▸ WHAT THIS TASK INVOLVES: Quote word for word the lines below, beginning with the first and ending with the one that has "2001-2007 MetaQuotes Software". Drop the pictures.

Plotting code records
────────────────

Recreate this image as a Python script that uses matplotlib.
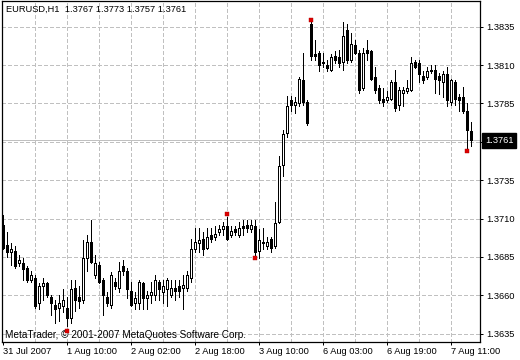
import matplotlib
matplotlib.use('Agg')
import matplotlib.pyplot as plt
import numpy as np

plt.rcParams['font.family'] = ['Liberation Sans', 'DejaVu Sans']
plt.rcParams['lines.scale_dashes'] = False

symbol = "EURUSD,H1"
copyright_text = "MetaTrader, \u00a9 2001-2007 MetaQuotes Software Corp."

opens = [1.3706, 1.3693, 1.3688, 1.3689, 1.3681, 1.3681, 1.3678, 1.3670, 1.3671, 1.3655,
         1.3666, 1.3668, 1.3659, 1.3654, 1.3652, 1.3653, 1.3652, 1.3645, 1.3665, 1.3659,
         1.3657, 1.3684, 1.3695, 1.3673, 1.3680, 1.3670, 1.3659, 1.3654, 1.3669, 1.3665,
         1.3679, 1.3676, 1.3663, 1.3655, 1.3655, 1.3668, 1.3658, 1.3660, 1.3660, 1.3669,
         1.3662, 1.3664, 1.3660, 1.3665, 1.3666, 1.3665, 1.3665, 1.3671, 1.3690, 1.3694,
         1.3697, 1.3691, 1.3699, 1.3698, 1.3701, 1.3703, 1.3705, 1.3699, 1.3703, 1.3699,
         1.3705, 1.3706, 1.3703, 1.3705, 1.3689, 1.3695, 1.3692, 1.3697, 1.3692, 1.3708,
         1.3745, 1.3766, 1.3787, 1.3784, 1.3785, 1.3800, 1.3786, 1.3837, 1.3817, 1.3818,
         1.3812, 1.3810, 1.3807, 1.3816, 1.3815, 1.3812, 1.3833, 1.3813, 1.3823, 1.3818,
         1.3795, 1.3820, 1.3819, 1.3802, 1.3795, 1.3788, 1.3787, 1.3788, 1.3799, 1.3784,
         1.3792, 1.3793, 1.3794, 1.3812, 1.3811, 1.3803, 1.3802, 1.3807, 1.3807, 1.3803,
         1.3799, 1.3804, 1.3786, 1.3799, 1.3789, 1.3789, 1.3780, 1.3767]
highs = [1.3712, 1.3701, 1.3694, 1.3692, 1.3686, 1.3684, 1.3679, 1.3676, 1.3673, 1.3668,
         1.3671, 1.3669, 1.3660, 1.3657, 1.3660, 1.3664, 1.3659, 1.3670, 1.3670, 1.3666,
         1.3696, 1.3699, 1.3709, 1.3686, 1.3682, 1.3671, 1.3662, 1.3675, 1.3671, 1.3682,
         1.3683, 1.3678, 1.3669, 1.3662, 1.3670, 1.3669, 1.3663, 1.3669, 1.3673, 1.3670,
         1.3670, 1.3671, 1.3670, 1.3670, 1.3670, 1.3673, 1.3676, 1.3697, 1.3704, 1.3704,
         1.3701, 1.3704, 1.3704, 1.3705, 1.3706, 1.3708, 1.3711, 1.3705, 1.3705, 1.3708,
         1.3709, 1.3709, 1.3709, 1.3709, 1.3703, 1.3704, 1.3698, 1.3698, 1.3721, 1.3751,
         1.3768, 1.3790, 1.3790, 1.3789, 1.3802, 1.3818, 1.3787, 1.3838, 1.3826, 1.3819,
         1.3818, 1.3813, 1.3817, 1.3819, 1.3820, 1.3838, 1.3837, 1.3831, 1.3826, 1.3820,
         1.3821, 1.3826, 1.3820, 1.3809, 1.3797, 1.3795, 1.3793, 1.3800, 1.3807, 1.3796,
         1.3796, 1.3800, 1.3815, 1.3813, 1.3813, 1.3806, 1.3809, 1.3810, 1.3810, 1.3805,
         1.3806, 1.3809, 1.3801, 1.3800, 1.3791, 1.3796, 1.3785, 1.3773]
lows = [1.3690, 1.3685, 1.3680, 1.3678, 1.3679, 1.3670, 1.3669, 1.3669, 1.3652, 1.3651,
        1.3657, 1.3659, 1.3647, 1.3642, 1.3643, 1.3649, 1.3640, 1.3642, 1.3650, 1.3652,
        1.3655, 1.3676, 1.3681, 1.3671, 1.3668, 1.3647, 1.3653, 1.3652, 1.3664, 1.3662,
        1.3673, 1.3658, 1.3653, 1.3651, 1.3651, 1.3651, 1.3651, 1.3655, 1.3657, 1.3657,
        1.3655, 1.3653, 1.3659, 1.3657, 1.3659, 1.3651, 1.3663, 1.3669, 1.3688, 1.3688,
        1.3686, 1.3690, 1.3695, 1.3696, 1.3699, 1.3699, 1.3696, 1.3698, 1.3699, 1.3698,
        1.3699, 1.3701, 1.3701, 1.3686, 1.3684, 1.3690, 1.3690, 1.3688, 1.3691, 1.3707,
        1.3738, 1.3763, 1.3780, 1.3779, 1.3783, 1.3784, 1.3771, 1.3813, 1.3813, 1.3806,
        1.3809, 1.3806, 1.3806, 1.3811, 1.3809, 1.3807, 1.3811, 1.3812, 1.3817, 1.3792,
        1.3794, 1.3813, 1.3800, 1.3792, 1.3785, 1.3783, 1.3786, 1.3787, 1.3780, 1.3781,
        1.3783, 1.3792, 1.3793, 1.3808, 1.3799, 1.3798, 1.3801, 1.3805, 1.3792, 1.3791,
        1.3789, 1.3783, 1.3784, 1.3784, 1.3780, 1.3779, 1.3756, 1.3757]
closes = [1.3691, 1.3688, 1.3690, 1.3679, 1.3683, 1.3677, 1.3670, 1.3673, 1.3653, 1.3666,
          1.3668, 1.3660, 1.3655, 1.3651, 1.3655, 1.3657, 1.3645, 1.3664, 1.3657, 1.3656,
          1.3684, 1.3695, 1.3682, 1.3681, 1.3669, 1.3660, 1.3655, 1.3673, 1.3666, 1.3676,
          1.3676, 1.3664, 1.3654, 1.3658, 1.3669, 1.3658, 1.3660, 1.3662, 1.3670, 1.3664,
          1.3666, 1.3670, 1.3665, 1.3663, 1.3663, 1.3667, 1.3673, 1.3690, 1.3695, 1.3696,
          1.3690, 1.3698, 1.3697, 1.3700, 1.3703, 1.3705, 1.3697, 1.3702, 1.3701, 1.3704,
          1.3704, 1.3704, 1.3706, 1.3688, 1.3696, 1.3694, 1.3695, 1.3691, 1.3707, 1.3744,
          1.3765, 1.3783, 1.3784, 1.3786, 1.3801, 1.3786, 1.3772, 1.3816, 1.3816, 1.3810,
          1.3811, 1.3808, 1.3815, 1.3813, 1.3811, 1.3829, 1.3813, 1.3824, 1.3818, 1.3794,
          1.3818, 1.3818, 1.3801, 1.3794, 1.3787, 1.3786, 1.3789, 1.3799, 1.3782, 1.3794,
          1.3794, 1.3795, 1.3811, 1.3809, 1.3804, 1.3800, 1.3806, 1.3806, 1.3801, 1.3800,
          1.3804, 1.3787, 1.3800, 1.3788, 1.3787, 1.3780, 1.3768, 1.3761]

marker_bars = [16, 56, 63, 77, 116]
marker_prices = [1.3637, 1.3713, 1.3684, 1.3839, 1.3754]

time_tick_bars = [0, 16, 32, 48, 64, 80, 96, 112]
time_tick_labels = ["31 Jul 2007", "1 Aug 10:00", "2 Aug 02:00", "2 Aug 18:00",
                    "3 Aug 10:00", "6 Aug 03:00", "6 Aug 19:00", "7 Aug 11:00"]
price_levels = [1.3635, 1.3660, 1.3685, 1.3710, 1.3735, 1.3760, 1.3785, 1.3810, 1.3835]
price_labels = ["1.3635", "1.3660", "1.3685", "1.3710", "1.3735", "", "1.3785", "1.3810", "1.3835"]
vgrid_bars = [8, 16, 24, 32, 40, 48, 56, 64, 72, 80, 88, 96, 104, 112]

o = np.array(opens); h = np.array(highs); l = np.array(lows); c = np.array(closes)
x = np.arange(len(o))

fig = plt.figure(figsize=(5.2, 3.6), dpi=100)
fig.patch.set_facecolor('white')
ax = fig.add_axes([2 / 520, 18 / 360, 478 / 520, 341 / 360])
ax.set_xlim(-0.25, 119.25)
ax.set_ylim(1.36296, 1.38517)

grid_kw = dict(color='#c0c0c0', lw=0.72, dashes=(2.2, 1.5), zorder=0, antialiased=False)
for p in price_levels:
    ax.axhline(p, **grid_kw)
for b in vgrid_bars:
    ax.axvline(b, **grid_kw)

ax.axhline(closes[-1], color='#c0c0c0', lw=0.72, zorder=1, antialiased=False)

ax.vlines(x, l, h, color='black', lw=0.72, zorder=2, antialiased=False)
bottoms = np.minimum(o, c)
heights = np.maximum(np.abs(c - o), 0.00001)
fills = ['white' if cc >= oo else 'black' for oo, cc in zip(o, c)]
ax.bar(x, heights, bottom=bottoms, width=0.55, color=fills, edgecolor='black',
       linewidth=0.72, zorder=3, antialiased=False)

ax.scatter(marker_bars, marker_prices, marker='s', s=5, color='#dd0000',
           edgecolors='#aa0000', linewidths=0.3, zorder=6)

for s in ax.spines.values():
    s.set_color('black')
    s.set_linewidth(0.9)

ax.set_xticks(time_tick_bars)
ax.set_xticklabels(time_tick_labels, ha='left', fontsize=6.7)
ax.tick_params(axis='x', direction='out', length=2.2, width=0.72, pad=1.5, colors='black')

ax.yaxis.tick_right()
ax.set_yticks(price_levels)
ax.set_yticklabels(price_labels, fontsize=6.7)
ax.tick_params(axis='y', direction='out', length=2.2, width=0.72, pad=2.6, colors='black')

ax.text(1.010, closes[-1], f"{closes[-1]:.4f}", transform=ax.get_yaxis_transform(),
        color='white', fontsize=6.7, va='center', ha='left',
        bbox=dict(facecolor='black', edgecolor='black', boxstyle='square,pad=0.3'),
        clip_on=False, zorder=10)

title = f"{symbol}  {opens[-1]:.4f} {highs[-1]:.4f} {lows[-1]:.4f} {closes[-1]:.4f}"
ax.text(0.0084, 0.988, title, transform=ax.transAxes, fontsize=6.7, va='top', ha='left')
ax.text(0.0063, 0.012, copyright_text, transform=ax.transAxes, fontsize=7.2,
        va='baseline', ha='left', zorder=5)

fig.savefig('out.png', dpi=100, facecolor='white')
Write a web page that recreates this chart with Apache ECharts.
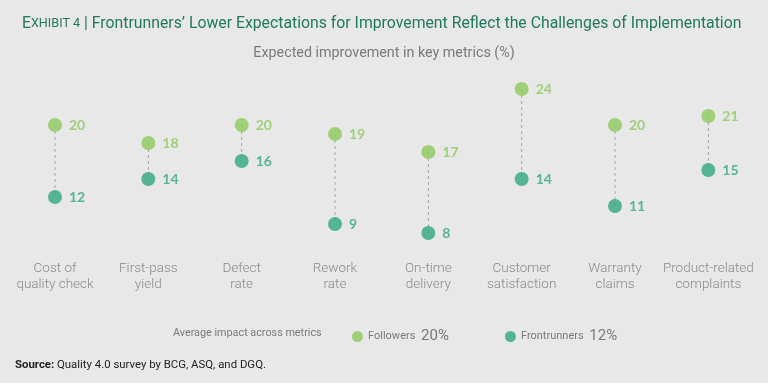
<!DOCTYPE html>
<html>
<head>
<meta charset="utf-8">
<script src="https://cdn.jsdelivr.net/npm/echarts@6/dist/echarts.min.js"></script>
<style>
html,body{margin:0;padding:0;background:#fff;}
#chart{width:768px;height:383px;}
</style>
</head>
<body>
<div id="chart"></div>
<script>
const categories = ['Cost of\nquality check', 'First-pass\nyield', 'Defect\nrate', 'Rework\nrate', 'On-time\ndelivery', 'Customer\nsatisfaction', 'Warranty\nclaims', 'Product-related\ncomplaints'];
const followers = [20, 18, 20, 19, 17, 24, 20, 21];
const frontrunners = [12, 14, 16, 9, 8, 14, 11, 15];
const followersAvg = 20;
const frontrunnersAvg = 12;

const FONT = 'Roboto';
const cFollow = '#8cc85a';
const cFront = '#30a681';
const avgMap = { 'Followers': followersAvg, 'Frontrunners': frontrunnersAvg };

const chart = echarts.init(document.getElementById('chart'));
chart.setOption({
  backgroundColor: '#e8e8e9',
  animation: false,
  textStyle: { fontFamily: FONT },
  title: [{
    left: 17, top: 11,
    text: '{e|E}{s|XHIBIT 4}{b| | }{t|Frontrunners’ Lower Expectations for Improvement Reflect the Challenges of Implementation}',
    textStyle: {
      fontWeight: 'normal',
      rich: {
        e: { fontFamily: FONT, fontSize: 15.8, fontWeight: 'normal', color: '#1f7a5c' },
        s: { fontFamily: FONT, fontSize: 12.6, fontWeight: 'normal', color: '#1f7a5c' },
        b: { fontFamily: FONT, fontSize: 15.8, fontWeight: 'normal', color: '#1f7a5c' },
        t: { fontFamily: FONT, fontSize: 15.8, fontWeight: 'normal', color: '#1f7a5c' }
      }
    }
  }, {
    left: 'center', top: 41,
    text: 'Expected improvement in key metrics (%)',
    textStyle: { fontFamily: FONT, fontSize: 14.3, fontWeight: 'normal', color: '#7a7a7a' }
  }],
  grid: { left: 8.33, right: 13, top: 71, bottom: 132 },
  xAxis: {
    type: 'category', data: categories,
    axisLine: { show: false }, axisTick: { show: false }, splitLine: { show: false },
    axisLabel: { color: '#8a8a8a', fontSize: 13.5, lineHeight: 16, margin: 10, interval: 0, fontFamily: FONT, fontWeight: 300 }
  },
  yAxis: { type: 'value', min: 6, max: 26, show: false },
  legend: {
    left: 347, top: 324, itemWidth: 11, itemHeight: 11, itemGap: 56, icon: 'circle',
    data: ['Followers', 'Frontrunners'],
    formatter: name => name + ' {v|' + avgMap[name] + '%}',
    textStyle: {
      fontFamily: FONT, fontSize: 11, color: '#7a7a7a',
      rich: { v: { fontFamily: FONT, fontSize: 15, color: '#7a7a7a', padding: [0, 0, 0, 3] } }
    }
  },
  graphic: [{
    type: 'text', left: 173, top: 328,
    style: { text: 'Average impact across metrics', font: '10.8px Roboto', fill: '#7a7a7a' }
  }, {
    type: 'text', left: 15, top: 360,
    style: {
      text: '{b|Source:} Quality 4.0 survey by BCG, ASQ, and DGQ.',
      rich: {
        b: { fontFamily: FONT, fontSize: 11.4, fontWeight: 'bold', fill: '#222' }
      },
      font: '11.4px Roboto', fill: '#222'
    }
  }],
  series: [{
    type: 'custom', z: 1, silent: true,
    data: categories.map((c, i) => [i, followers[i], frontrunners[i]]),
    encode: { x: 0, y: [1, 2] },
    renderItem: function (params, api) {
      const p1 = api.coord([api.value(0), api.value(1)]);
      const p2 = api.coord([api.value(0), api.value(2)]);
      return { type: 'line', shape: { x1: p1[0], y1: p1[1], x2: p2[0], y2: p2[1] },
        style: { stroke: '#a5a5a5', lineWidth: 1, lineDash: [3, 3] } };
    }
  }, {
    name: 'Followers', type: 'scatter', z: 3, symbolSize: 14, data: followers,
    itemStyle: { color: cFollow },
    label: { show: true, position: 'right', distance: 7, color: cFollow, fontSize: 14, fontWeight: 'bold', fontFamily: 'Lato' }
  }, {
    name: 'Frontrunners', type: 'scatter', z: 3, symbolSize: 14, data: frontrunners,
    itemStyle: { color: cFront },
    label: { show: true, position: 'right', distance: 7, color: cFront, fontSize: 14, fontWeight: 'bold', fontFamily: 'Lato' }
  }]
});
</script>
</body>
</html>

────────────────

▸ TASK ANSWER:
Recreate this image as a Python script that uses matplotlib.
import matplotlib
matplotlib.use('Agg')
import matplotlib.pyplot as plt
import numpy as np

plt.rcParams['font.family'] = ['Liberation Sans', 'DejaVu Sans']
plt.rcParams['lines.scale_dashes'] = False

symbol = "EURUSD,H1"
copyright_text = "MetaTrader, \u00a9 2001-2007 MetaQuotes Software Corp."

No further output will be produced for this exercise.